Ames Progressive

A Monthly Newsletter for the Ames Community

A Return to the Blog with a Touch of Irony

February 11th, 2008 · No Comments

A couple weekends back I head to Altoona’s Prairie Meadows — my first casino experience in Iowa — with a friend who’s just turned 21. I’m sitting at a blackjack table when a middle-aged woman who seems oddly familiar with the casino staff sits down. She digs through her purse looking for her club card, worried she’s lost it.

“Found it!” she finally exclaims, proudly displaying the credentials she’s just retrieved from her wallet.

But alas: “Oh, shit! That’s my Gamblers Anonymous card.”

Everyone had a good laugh about that. “Oh, that’s absolutely hilarious!” the dealer said with a grin that the woman returned in kind.

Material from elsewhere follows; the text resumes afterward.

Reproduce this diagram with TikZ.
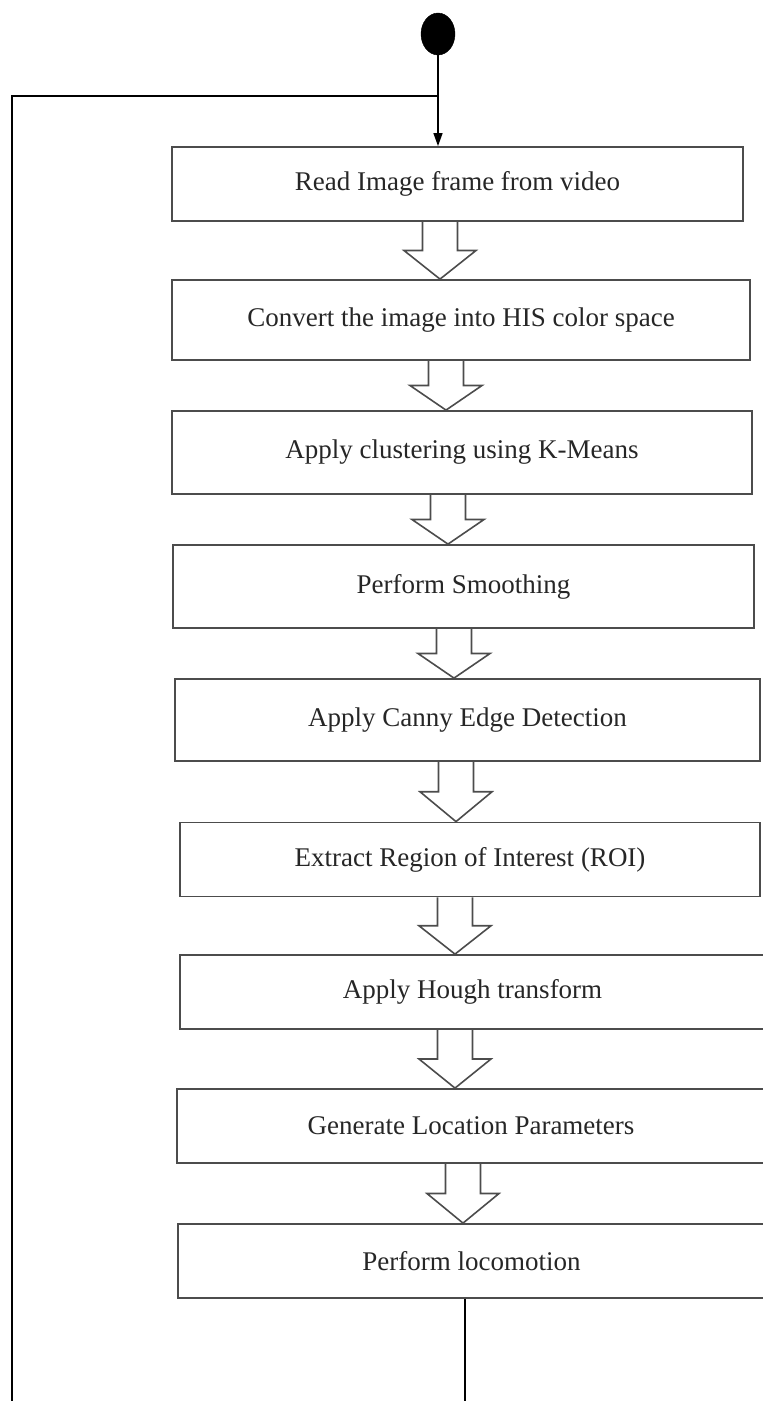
\documentclass[tikz,border=0pt]{standalone}
\usepackage{fontspec}
\setmainfont{Liberation Serif}
\usepackage{tikz}
\usetikzlibrary{arrows.meta, positioning, shapes.geometric, calc}

\begin{document}
\begin{tikzpicture}[x=1pt, y=1pt, node distance=135pt,
    stage/.style={draw=black!70, line width=1.8pt, rectangle, text centered, inner sep=0pt,
        minimum height=74pt, font=\fontsize{27}{32}\selectfont, text=black!85},
    hollow/.style={draw=black!70, line width=1.6pt, line join=miter},
    flow/.style={line width=1.3pt, black}]
    \useasboundingbox (0,0) rectangle (763,-1401);

    \node (start) [draw, fill, ellipse, inner sep=0pt, minimum width=34pt, minimum height=42pt] at (438,-34) {};

    \node (read) [stage, minimum width=571pt] at (457.5,-184) {Read Image frame from video};
    \node (convert) [stage, below of=read, minimum width=578pt, minimum height=80pt, xshift=3.5pt, yshift=-1pt] {Convert the image into HIS color space};
    \node (cluster) [stage, below of=convert, minimum width=580pt, minimum height=83pt, xshift=1pt, yshift=2.5pt] {Apply clustering using K-Means};
    \node (smooth) [stage, below of=cluster, minimum width=581pt, minimum height=83pt, xshift=1.5pt, yshift=1pt] {Perform Smoothing};
    \node (canny) [stage, below of=smooth, minimum width=585pt, minimum height=82pt, xshift=4pt, yshift=1.5pt] {Apply Canny Edge Detection};
    \node (roi) [stage, below of=canny, minimum width=580pt, xshift=2.5pt, yshift=-4.5pt] {Extract Region of Interest (ROI)};
    \node (hough) [stage, below of=roi, minimum width=585pt, xshift=2.5pt, yshift=2.5pt] {Apply Hough transform};
    \node (params) [stage, below of=hough, minimum width=588pt, xshift=-1.5pt, yshift=1pt] {Generate Location Parameters};
    \node (move) [stage, below of=params, minimum width=587pt, xshift=0.5pt] {Perform locomotion};

    % entry and loop back
    \coordinate (join) at (438,-96);
    \coordinate (loopbase) at (12,-1401);
    \coordinate (loopend) at (465,-1401);
    \draw[flow, -{Triangle[length=13pt, width=9pt]}] (start.south) -- (start.south |- read.north);
    \draw[flow] (loopbase) |- (join);
    \draw[flow] (move.south -| loopend) -- (loopend);

    % hollow block arrows between the stages
    \foreach \a/\b/\x in {read/convert/440, convert/cluster/446, cluster/smooth/448, smooth/canny/454,
                          canny/roi/456, roi/hough/455, hough/params/455, params/move/463} {
        \coordinate (mid) at ($(\a.south)!0.5!(\b.north)$);
        \path ({\x-36},0) coordinate (hl) ({\x-17.5},0) coordinate (sl) (\x,0) coordinate (tip)
              ({\x+17.5},0) coordinate (sr) ({\x+36},0) coordinate (hr);
        \draw[hollow] (\a.south -| sl) -- (mid -| sl) -- (mid -| hl) -- (\b.north -| tip)
            -- (mid -| hr) -- (mid -| sr) -- (\a.south -| sr);
    }
\end{tikzpicture}
\end{document}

Not long after, I split a pair of aces and was graciously dealt face cards to complement each. A short while later, recalling my past errors of overeager impatience, I jumped ship.

As I navigated the maze of slot machines after cashing out my winnings, I focused on the place’s aura of tired desperation and mock excitement. It reminded me of a Cafe of Broken Dreams. With the occasional exception, glued to the video screens were the elderly, morbidly obese, handicapped, or just simply haggard — or some combination thereof — as often as not sucking down cigarette after cigarette in quick succession.

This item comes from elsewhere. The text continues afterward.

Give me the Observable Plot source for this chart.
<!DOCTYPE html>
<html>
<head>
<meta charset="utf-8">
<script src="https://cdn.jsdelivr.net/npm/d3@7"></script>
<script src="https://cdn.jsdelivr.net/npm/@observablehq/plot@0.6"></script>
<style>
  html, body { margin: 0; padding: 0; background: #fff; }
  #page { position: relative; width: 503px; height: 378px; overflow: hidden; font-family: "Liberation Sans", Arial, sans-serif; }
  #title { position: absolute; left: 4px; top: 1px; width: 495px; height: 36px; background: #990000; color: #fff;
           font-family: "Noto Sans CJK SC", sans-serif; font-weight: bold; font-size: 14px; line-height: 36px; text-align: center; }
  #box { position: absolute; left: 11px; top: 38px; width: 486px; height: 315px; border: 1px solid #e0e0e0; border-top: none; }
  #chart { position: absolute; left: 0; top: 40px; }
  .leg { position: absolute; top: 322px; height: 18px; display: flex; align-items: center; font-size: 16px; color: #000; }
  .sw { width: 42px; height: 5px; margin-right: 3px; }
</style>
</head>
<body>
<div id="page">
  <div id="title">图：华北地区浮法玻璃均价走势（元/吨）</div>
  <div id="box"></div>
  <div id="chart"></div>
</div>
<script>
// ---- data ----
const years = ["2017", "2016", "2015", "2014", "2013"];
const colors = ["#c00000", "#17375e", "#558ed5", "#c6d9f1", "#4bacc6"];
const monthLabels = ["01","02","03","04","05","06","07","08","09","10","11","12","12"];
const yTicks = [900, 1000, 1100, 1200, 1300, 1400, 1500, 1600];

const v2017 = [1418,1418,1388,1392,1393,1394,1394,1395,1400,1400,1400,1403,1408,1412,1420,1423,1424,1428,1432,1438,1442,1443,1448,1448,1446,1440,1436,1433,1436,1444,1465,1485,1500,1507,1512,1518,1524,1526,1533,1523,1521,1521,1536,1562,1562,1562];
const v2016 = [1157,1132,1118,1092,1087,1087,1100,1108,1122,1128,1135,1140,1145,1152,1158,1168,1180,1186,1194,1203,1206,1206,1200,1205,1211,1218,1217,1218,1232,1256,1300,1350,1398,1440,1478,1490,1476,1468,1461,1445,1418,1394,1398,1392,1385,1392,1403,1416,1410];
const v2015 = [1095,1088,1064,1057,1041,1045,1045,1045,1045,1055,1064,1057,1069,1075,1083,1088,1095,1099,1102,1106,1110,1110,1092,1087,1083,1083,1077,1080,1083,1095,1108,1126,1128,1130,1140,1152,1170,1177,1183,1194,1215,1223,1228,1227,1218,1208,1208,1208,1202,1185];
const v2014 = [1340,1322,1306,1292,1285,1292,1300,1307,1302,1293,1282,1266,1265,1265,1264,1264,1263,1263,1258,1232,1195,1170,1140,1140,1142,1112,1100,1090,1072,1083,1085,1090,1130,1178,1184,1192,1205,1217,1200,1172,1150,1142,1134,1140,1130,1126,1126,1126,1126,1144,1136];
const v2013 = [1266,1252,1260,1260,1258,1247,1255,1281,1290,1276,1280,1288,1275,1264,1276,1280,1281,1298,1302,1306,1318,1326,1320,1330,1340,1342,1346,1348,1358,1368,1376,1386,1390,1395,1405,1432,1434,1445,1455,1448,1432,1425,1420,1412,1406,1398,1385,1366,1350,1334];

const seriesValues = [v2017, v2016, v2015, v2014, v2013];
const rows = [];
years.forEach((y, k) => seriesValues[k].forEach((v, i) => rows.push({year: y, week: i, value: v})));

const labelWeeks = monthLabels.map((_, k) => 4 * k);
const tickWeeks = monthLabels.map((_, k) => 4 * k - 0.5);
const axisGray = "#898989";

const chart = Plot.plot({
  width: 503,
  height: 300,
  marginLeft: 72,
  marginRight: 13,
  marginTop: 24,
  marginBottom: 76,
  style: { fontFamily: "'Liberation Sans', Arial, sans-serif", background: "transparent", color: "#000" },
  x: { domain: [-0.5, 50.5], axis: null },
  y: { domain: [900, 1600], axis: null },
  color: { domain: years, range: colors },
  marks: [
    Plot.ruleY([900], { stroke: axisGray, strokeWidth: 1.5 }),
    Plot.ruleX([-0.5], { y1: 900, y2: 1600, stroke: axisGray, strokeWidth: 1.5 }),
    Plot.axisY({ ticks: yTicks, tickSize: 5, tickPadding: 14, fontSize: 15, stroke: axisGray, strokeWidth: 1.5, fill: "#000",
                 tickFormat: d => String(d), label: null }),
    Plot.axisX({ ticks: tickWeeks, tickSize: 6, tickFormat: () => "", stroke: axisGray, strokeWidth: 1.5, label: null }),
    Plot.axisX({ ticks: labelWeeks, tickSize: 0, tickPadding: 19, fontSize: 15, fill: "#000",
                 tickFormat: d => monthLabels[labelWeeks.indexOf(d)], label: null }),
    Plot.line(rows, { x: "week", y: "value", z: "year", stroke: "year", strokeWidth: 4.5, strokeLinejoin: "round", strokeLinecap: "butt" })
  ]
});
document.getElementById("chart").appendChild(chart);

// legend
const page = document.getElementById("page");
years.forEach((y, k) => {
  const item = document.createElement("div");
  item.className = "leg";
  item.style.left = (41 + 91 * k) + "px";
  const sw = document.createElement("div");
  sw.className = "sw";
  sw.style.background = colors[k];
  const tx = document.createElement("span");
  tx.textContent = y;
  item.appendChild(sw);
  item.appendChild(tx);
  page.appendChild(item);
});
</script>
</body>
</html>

Without any windows or fresh air, the only real concessions were the free soda dispensers and all the bright, flashing lights. And the intermittent strokes of luck.

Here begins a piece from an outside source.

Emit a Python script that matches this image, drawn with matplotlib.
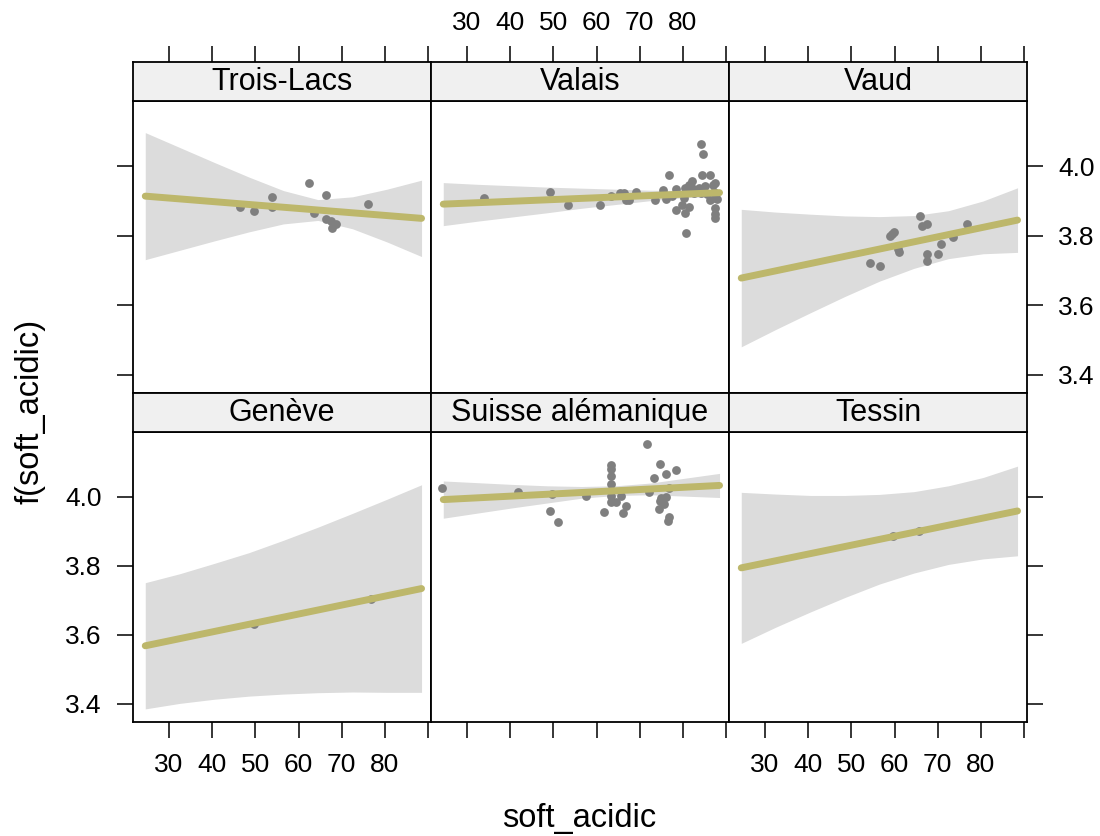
import matplotlib
matplotlib.use("Agg")
import matplotlib.pyplot as plt
import numpy as np

plt.rcParams['font.family'] = ['Liberation Sans', 'DejaVu Sans']

# ---------------- data ----------------
regions = ["Trois-Lacs", "Valais", "Vaud", "Genève", "Suisse alémanique", "Tessin"]

x_ticks = [30, 40, 50, 60, 70, 80, 90]
x_tick_labels = ["30", "40", "50", "60", "70", "80", ""]
y_ticks = [3.4, 3.6, 3.8, 4.0]
y_tick_labels = ["3.4", "3.6", "3.8", "4.0"]

# x-range of the fitted effect line
fit_x = [24.5, 88.5]
fit_trois_lacs = [3.914, 3.850]
fit_valais = [3.891, 3.924]
fit_vaud = [3.678, 3.845]
fit_geneve = [3.568, 3.734]
fit_suisse = [3.992, 4.033]
fit_tessin = [3.794, 3.959]

# confidence band read at these x positions
band_x = [24.5, 32.5, 40.5, 48.5, 56.5, 64.5, 72.5, 80.5, 88.5]
upper_trois_lacs = [4.097, 4.054, 4.011, 3.969, 3.930, 3.904, 3.912, 3.934, 3.960]
lower_trois_lacs = [3.731, 3.758, 3.785, 3.811, 3.834, 3.844, 3.820, 3.782, 3.740]
upper_valais = [3.953, 3.948, 3.944, 3.940, 3.937, 3.934, 3.931, 3.930, 3.935]
lower_valais = [3.829, 3.842, 3.854, 3.866, 3.879, 3.890, 3.901, 3.910, 3.913]
upper_vaud = [3.876, 3.868, 3.862, 3.857, 3.855, 3.858, 3.872, 3.900, 3.938]
lower_vaud = [3.480, 3.530, 3.578, 3.625, 3.669, 3.706, 3.734, 3.748, 3.752]
upper_geneve = [3.751, 3.777, 3.807, 3.838, 3.874, 3.912, 3.952, 3.993, 4.035]
lower_geneve = [3.385, 3.401, 3.413, 3.422, 3.428, 3.432, 3.434, 3.433, 3.433]
upper_suisse = [4.046, 4.041, 4.036, 4.032, 4.030, 4.032, 4.040, 4.054, 4.068]
lower_suisse = [3.938, 3.953, 3.968, 3.982, 3.996, 4.004, 4.006, 4.002, 3.998]
upper_tessin = [4.013, 4.008, 4.004, 4.004, 4.007, 4.015, 4.032, 4.056, 4.089]
lower_tessin = [3.575, 3.622, 3.666, 3.708, 3.747, 3.779, 3.804, 3.820, 3.829]

# partial residual points
pts_x_trois_lacs = [46.5, 49.7, 53.9, 53.9, 62.4, 66.3, 63.6, 66.4, 67.6, 68.7, 67.8, 76.1]
pts_y_trois_lacs = [3.883, 3.870, 3.912, 3.883, 3.952, 3.917, 3.866, 3.848, 3.843, 3.835, 3.822, 3.891]

pts_x_valais = [34.0, 49.2, 53.5, 60.8, 63.3, 65.5, 66.4, 66.8, 67.5, 69.1,
                84.1, 84.6, 76.7, 84.4, 86.4, 82.1, 81.4, 87.4, 75.3, 78.3,
                80.6, 83.7, 85.2, 73.5, 76.0, 77.4, 80.2, 79.8, 81.4, 78.3,
                80.6, 87.4, 86.4, 87.5, 87.4, 87.4, 80.7, 87.2, 84.1, 82.6,
                88.0, 86.9, 82.2, 85.7]
pts_y_valais = [3.909, 3.926, 3.889, 3.889, 3.915, 3.922, 3.922, 3.903, 3.903, 3.925,
                4.063, 4.034, 3.976, 3.974, 3.974, 3.957, 3.947, 3.952, 3.932, 3.935,
                3.937, 3.937, 3.942, 3.903, 3.906, 3.913, 3.908, 3.889, 3.884, 3.874,
                3.865, 3.908, 3.903, 3.879, 3.862, 3.850, 3.807, 3.926, 3.923, 3.923,
                3.905, 3.945, 3.937, 3.920]

pts_x_vaud = [54.3, 56.7, 59.0, 59.9, 59.4, 61.0, 60.7, 65.8, 66.4, 67.6, 67.5, 67.5, 70.0, 70.7, 73.6, 76.7]
pts_y_vaud = [3.721, 3.712, 3.800, 3.811, 3.806, 3.754, 3.762, 3.856, 3.827, 3.834, 3.748, 3.727, 3.748, 3.777, 3.797, 3.834]

pts_x_geneve = [49.8, 76.9]
pts_y_geneve = [3.632, 3.705]

pts_x_suisse = [24.1, 41.7, 49.6, 49.2, 51.1, 57.5,
                71.8, 63.3, 63.3, 63.3, 63.3, 63.3, 63.3, 65.6, 64.4, 66.8, 61.7, 66.1,
                74.6, 78.4, 76.2, 73.3, 76.7, 72.1, 75.0, 76.1, 74.6, 75.6, 74.4, 76.7, 76.5]
pts_y_suisse = [4.025, 4.015, 4.007, 3.960, 3.926, 4.002,
                4.152, 4.092, 4.080, 4.061, 4.037, 4.003, 3.984, 4.003, 3.984, 3.974, 3.955, 3.952,
                4.094, 4.078, 4.066, 4.056, 4.027, 4.013, 3.998, 4.000, 3.988, 3.979, 3.964, 3.942, 3.930]

pts_x_tessin = [59.7, 65.7]
pts_y_tessin = [3.885, 3.902]

fits = [fit_trois_lacs, fit_valais, fit_vaud, fit_geneve, fit_suisse, fit_tessin]
uppers = [upper_trois_lacs, upper_valais, upper_vaud, upper_geneve, upper_suisse, upper_tessin]
lowers = [lower_trois_lacs, lower_valais, lower_vaud, lower_geneve, lower_suisse, lower_tessin]
pxs = [pts_x_trois_lacs, pts_x_valais, pts_x_vaud, pts_x_geneve, pts_x_suisse, pts_x_tessin]
pys = [pts_y_trois_lacs, pts_y_valais, pts_y_vaud, pts_y_geneve, pts_y_suisse, pts_y_tessin]

# ---------------- style ----------------
W_PX, H_PX = 1100, 836
XLIM = (21.66, 90.69)
YLIM = (3.347, 4.188)
LINE_COL = "#BDB76B"
BAND_COL = "#DCDCDC"
PT_COL = "#7F7F7F"
STRIP_COL = "#F0F0F0"
TICK_LEN = 11.5
TICK_PAD = 11.0
TICK_FS = 19
STRIP_FS = 22
LAB_FS = 23.5
SPINE_W = 1.3

fig = plt.figure(figsize=(W_PX / 100, H_PX / 100), dpi=100)

col_left = [133, 431, 729]
col_w = 298
row_panel = [(101, 393), (432, 722)]
row_strip = [(62, 101), (393, 432)]


def frac_rect(x0, y0, x1, y1):
    return [x0 / W_PX, 1 - y1 / H_PX, (x1 - x0) / W_PX, (y1 - y0) / H_PX]


for i, name in enumerate(regions):
    r, c = divmod(i, 3)
    x0 = col_left[c]
    x1 = x0 + col_w
    py0, py1 = row_panel[r]
    sy0, sy1 = row_strip[r]

    ax = fig.add_axes(frac_rect(x0, py0, x1, py1))
    sax = fig.add_axes(frac_rect(x0, sy0, x1, sy1))

    # panel content
    ax.fill_between(band_x, lowers[i], uppers[i], color=BAND_COL, lw=0, zorder=1)
    ax.scatter(pxs[i], pys[i], s=40, color=PT_COL, lw=0, zorder=2)
    ax.plot(fit_x, fits[i], color=LINE_COL, lw=5, solid_capstyle='round', zorder=3)
    ax.set_xlim(*XLIM)
    ax.set_ylim(*YLIM)
    for sp in ax.spines.values():
        sp.set_linewidth(SPINE_W)

    ax.tick_params(direction='out', length=TICK_LEN, width=1.1, labelsize=TICK_FS,
                   pad=TICK_PAD, color='black')

    # x ticks: bottom row on panel bottom
    ax.set_xticks(x_ticks)
    if r == 1:
        ax.xaxis.set_ticks_position('bottom')
        if c in (0, 2):
            ax.set_xticklabels(x_tick_labels)
        else:
            ax.set_xticklabels([""] * len(x_ticks))
    else:
        ax.tick_params(axis='x', which='both', bottom=False, top=False,
                       labelbottom=False, labeltop=False)

    # y ticks
    ax.set_yticks(y_ticks)
    ax.set_yticklabels(y_tick_labels)
    ax.tick_params(axis='y', left=(c == 0), right=(c == 2),
                   labelleft=(c == 0 and r == 1), labelright=(c == 2 and r == 0))

    # strip
    sax.set_facecolor(STRIP_COL)
    sax.set_xlim(*XLIM)
    sax.set_ylim(0, 1)
    sax.set_yticks([])
    for sp in sax.spines.values():
        sp.set_linewidth(SPINE_W)
    sax.text(0.5, 0.48, name, transform=sax.transAxes, ha='center', va='center',
             fontsize=STRIP_FS)
    if r == 0:
        sax.set_xticks(x_ticks)
        sax.xaxis.set_ticks_position('top')
        sax.tick_params(axis='x', direction='out', length=TICK_LEN, width=1.1,
                        labelsize=TICK_FS, pad=TICK_PAD - 3,
                        labeltop=(c == 1), labelbottom=False)
        sax.set_xticklabels(x_tick_labels)
    else:
        sax.set_xticks([])

fig.text(579.5 / W_PX, 1 - 819 / H_PX, "soft_acidic", ha='center', va='center',
         fontsize=LAB_FS)
fig.text(30 / W_PX, 1 - 411.5 / H_PX, "f(soft_acidic)", ha='center', va='center',
         rotation=90, fontsize=LAB_FS)

fig.savefig("out.png", dpi=100)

Although the Anonymous Gambler wasn’t elderly, obese, all that haggard, nor even disabled, I reached the (admittedly shallow) conclusion that she typified the Prairie Meadows gambler — down on her luck, not particularly well-off, aching for one of those strokes of luck.

The occasional exceptions I write about, unlike some of my past experiences, were themselves atypical. When I first sat down at the blackjack table, a presumably well-off middle-aged guy with a thick Jersey accent soon joined. He quickly blew about $200 worth of chips, then proceeded to all but give away a crisp Franklin.

He couldn’t stop talking about nothing in particular — his rich boss, his luck, how he didn’t really have an accent — and when he left for a moment to take a leak, the dealer told the rest of us, “At least he’s not like the last guy. I swear, if he’d called me Cutie one more time I would have punched him in the face.”

It would have all been a pretty depressing sight without the extra $40 padding my wallet.